In essence, the plaintiffs here allege that “defendants failed in their fiduciary duties either because they did not negotiate aggressively enough with their service providers to obtain better pricing or they were asleep at the wheel and were not paying attention. Either reason is inexcusable.”

Revenue Reckoning?

The plaintiffs also take issue with the revenue-sharing practices of the plan, a program they allege that “over the years, this arrangement of placing revenue sharing funds into a Revenue Account before disbursement to pay for Plan expenses deprived Plan participants of use of their money and millions of dollars in lost opportunity costs.” Instead, they argue that “a more prudent arrangement in this case would have been to select available lower cost investment funds that used little to no revenue sharing and for the Defendants to negotiate and/or obtain reasonable direct compensation per participant recordkeeping/administration fees.”
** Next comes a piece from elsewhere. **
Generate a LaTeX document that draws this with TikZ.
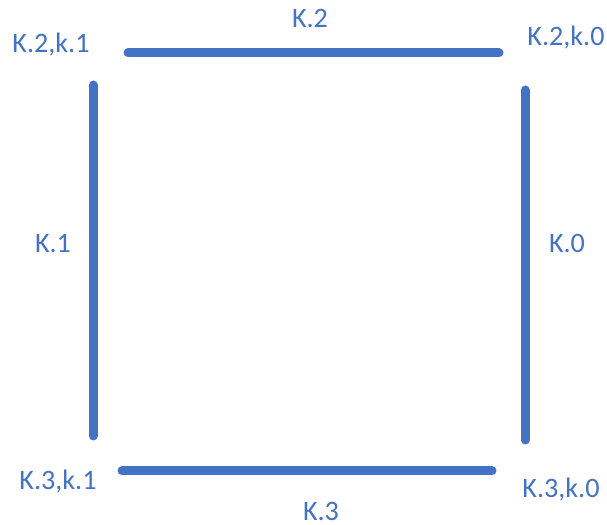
\documentclass[tikz,border=0pt]{standalone}
\usepackage{fontspec}
\setmainfont{Carlito}
\definecolor{sideblue}{HTML}{4472C4}

\begin{document}
\begin{tikzpicture}[x=0.025cm,y=-0.025cm,line cap=round,
    side/.style={sideblue,line width=6.4pt},
    lbl/.style={text=sideblue,anchor=base,inner sep=0pt,font=\fontsize{20}{24}\selectfont}]
  \useasboundingbox (0,0) rectangle (607,525);
  % ends of the four sides
  \coordinate (TL) at (128,53);
  \coordinate (TR) at (499,53);
  \coordinate (LT) at (93,85);
  \coordinate (LB) at (93,436);
  \coordinate (RT) at (525,90);
  \coordinate (RB) at (525,440);
  \coordinate (BL) at (122,471);
  \coordinate (BR) at (492,471);
  \draw[side] (TL) -- (TR);
  \draw[side] (LT) -- (LB);
  \draw[side] (RT) -- (RB);
  \draw[side] (BL) -- (BR);
  % labels
  \node[lbl] (k2) at (310,28) {K.2};
  \node[lbl] (k2k1) at (51,53) {K.2,k.1};
  \node[lbl] (k2k0) at (566,46) {K.2,k.0};
  \node[lbl] (k1) at (53,253) {K.1};
  \node[lbl] (k0) at (567,253) {K.0};
  \node[lbl] (k3k1) at (58,489) {K.3,k.1};
  \node[lbl] (k3k0) at (561,497) {K.3,k.0};
  \node[lbl] (k3) at (321,520) {K.3};
\end{tikzpicture}
\end{document}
And then, “to make matters worse,” the plaintiffs allege, “in 2017 the Plan fiduciaries added two new funds but failed to prudently investigate whether the funds were the lowest-cost share class available.” This “failure to do so was because either Defendants did not negotiate aggressively enough with their service providers to obtain better pricing or they simply were not paying attention,” they claim.

The plaintiffs described the plan’s structure as “rife with potential conflicts of interest because Fidelity and its affiliates were placed in positions that allowed them to reap profits from the Plan at the expense of Plan participants.” Here, of course Fidelity was both trustee of the plan, and recordkeeper (though a different affiliate company).

Duty ‘Bound?’

In sum, the plaintiffs allege breaches of fiduciary duty for:

  • failing to monitor and evaluate the performance of the Committee Defendants or have a system in place for doing so, standing idly by as the Plan suffered significant losses in the form of unreasonably high expenses, imprudent choices of funds’ class of shares, and inefficient fund management styles that adversely affected the investment performance of the Funds’ and their participants’ assets as a result of the Committee Defendants’ imprudent actions and omissions;
  • failing to monitor the processes by which Plan investments were evaluated, the Committee Defendants’ failure to investigate the availability of lower cost share classes, and the Committee Defendants’ failure to investigate the availability of lower-cost collective trust vehicles; and
  • failing to remove Committee members whose performance was inadequate in that they continued to maintain imprudent, excessively costly, and poorly performing investments within the Plan, and caused the Plan to pay excessive recordkeeping fees, all to the detriment of the Plan and Plan participants’ retirement savings.

And as a result, they allege that the “Plan suffered millions of dollars of losses,” and if they hadn’t, “Plan participants would have had more money available to them for their retirement.”

[i]In fact, at one point the suit claims that it was “a clear indication of Defendants’ lack of a prudent investment evaluation process was their failure to identify and select available collective trusts.”